The Respondent renewed its registration for the disputed domain name on October 12, 2007.
“During March 2006, the Complainant, through an e-mail letter, contacted the Respondent about purchasing the disputed domain name. During April 2006, the Respondent informed the Complainant that it did not want to sell the disputed domain name.
“Subsequently, on July 14, 2006, the Complainant’s counsel, by letter (Annex A to the Response) requested the Respondent to immediately cease and desist from all further use of the disputed domain name and to “voluntarily and immediately relinquish” the disputed domain name. He further stated that “costly legal-wranglings” could be avoided if the matter were resolved on the Complainant’s terms. Counsel further stated that the Complainant had previously offered to purchase the disputed domain name from the Respondent for USD 15,000, but had thus far received no response to the offer.”
“Shortly thereafter, through a letter dated July 21, 2006, (Annex B to the Response), the Respondent advised the Complainant’s counsel that it had acquired and used the disputed domain name before the Complainant commenced its business and would not transfer the disputed domain name to the Complainant. The Respondent further noted that it had never received a USD 15,000 offer from the Complainant.”
“Later, in a letter dated August 16, 2006, (Annex C to the Response), the Complainant’s counsel stated that in his “opinion the law distinguishes between ‘first use’ and ‘commercial use’” and repeated his client’s desire to purchase the disputed domain name for USD 15,000.”
“Subsequently, in a letter dated August 29, 2006, from the Respondent to the Complainant’s counsel (Annex D to the Response), the Respondent declined the Complainant’s repeated USD 15,000 offer to purchase the disputed domain name and made no counter-offer to sell.”
“Nearly six years later, in a letter dated July 13, 2012, (Annex E to the Response), the Complainant’s counsel stated that the Complainant had recently become aware that the Respondent was using the disputed domain name.”
“Counsel also implied, without issuing an explicit threat, that the Complainant might institute a federal lawsuit against the Respondent for injunctive relief, damages, and attorney’s fees. ”
“The letter included the following demand:
“Demand. We therefore demand that Deep Frontier’s immediately cease and desist the use of ZIJA, or variant spellings of this registered trademark, and transfer the zija.com domain name to Zija International. We also require that Deep Frontier provide written confirmation within ten (10) days that it has complied with the foregoing demand.” (Emphasis in original).
“The Panel finds that the Respondent did not register and has not used the disputed domain name in bad faith.”
“It is rather axiomatic that if a complainant was not in existence at the time a domain name was registered, then the domain name could not have been registered in bad faith – as the respondent could not have had any prior knowledge of the complainant, its business plans or its marks (to the extent it had any at the time) when the respondent registered the domain name.”
“That is the exact situation here, with the Respondent having registered the disputed domain name more than two years prior to the time the Complainant started its business. ”
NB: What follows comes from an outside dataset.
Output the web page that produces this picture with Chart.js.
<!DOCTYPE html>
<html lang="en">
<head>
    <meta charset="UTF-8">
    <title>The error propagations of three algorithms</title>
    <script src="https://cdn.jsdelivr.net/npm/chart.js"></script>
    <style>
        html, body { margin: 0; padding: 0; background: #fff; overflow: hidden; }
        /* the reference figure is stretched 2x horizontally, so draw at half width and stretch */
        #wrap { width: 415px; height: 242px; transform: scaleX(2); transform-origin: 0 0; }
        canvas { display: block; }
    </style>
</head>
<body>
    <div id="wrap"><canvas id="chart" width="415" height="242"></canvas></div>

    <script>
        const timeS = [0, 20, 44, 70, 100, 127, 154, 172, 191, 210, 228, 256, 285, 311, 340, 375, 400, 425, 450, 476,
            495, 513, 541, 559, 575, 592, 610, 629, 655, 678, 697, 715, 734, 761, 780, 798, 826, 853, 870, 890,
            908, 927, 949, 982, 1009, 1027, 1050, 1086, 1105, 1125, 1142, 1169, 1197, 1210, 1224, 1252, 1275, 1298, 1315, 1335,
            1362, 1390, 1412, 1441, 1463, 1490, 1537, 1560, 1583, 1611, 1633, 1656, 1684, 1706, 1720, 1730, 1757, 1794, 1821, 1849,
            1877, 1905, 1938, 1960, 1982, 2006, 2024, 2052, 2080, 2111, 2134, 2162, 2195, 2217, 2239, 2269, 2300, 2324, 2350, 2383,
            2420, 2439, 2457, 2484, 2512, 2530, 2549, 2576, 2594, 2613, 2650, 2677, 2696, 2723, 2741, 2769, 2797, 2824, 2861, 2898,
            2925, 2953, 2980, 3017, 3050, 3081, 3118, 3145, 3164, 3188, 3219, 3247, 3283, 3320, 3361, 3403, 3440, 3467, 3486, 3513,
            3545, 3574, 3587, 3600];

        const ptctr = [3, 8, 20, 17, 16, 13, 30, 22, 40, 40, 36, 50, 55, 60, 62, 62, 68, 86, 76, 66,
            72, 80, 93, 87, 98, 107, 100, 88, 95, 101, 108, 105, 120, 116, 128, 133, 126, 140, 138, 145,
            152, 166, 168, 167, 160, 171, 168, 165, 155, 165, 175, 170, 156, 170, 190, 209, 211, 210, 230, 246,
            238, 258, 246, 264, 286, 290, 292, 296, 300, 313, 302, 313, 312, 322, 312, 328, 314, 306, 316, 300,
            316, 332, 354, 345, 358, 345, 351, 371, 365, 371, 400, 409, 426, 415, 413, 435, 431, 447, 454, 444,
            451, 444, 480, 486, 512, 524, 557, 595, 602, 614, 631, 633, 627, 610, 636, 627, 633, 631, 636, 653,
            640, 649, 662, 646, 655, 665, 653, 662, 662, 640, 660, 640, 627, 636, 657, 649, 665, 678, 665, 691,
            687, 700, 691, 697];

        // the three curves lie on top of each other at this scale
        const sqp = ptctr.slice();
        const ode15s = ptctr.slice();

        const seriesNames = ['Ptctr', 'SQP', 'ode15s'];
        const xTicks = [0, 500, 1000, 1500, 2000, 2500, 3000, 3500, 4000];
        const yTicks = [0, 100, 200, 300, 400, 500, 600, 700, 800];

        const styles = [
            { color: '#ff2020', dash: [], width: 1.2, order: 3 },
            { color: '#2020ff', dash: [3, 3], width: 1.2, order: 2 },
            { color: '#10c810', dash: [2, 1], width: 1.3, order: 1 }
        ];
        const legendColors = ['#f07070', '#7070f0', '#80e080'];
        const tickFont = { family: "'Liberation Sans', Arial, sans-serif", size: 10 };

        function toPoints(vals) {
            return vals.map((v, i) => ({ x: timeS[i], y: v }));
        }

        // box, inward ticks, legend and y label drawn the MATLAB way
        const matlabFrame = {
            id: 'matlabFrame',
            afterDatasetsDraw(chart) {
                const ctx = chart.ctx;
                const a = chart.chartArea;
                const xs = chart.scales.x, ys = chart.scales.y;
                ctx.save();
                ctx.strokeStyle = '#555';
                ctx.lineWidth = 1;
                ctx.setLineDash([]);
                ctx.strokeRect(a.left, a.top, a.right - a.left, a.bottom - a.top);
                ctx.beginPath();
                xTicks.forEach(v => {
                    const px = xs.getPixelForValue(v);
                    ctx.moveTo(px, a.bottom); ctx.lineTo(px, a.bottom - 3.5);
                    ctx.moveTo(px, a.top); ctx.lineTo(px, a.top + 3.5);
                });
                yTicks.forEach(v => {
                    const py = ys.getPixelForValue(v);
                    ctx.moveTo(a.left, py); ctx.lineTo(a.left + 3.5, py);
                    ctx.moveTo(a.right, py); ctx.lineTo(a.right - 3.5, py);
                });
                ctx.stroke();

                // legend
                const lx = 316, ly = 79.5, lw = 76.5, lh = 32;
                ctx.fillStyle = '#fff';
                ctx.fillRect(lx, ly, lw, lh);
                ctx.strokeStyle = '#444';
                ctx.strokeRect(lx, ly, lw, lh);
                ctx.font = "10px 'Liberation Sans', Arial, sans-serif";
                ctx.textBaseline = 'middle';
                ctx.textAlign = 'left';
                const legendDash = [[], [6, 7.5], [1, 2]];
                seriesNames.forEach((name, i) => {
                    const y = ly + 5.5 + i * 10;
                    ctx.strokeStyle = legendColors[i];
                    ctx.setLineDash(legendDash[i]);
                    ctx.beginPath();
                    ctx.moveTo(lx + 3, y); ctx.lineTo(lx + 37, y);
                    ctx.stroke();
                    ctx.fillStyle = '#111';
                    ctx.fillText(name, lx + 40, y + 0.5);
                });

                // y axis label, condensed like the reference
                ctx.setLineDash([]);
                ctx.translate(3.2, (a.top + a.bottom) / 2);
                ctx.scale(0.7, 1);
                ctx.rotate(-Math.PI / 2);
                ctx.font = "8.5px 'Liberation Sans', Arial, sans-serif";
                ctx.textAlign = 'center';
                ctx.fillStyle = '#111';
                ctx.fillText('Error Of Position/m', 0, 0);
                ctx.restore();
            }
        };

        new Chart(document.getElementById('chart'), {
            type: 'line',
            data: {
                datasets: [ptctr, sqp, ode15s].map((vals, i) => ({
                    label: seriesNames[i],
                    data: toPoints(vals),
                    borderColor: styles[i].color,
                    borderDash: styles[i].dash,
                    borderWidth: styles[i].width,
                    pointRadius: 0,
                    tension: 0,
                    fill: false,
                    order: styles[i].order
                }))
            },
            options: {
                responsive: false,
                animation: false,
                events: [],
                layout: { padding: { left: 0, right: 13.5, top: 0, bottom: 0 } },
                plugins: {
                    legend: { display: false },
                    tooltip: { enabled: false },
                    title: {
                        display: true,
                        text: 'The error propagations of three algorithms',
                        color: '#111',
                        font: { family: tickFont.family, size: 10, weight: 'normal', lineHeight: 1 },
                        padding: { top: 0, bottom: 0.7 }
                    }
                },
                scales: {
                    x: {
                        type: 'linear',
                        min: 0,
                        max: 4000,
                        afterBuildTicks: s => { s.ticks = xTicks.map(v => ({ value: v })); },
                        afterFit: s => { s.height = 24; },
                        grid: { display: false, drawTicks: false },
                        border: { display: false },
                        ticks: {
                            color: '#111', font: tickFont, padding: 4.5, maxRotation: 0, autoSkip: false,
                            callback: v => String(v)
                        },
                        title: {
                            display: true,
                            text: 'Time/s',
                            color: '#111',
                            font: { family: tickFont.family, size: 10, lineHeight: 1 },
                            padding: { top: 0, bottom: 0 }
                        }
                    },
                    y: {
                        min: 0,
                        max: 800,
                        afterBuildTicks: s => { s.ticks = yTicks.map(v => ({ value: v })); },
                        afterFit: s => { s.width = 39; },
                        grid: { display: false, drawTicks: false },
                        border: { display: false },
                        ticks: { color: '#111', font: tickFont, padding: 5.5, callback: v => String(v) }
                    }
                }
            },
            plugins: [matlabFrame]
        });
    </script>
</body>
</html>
“Further, the Complainant did not succeed in obtaining transfer of the disputed domain name from the Respondent, in as much as the Respondent simply refused the Complainant’s repeated offers to purchase the disputed domain name for USD 15,000. There is no evidence of record that the Respondent’s refusal was motivated by any purpose, such as extracting a higher offer from the Complainant, other than its desire to simply retain the rights to its registration.”
“An issue now arises as to whether the Respondent’s renewal of its registration under the facts here, particularly in light of its knowledge of the Complainant and its trademark rights, constitutes bad faith registration. A consensus view as to whether the act of renewal, in and of itself, can constitute bad faith appears in paragraph 3.7 of WIPO Overview 2.0 which states in pertinent part:
“While the transfer of a domain name to a third party does amount to a new registration, a mere renewal of a domain name has not generally been treated as a new registration for the purpose of assessing bad faith. Registration in bad faith must normally occur at the time the current registrant took possession of the domain name.“
“The actions of the Respondent, here, in ceasing its use of the disputed domain name and thereafter, even with knowledge of the Complainant and its trademark rights, renewing its registration do not reflect bad faith.”
“The Panel is persuaded by the Respondent’s undisputed contention that it ceased its use of the disputed domain name starting in the 2006 for fear of the Complainant instituting litigation against it on the basis of the latter’s US trademark registration. ”
“From that time to the present, the Respondent did nothing further with the disputed domain name. ”
“This is not an instance of passive holding that might otherwise constitute bad faith, but rather the Respondent exercising its own desire, based on a well-founded apprehension of an imminent lawsuit, to protect itself from the time and expense of litigation by consciously abstaining from further use of the disputed domain name and thus, in turn, significantly reducing its risk of exposure – even assuming it would likely have ultimately prevailed in a litigation by virtue of having established prior rights in the disputed domain name.”
“Under the specific facts here, not engaging in conduct to avoid litigation is not bad faith but rather is a legitimate response to the Complainant’s repeated threats. ”
Moreover, there is no requirement that a domain name holder, who legitimately possesses a domain name, must accept any offer by another to transfer the disputed domain name to the latter. The holder can simply decline the offer and maintain his rights – as the Respondent did here.
D. Reverse Domain Name Hijacking
“Contrary to the Respondent’s view, the Panel finds that, under the specific facts of this case, the Complainant’s actions in filing its Complaint do not rise to the requisite level of bad faith to warrant a finding of reverse domain name hijacking. ”
“Specifically, the Panel believes that the Complainant had a reasonable basis, though misguided and ultimately incorrect, to believe that it might prevail in this proceeding and thus did not institute the proceeding merely to harass the Respondent and hence as an abuse of the administrative procedure.”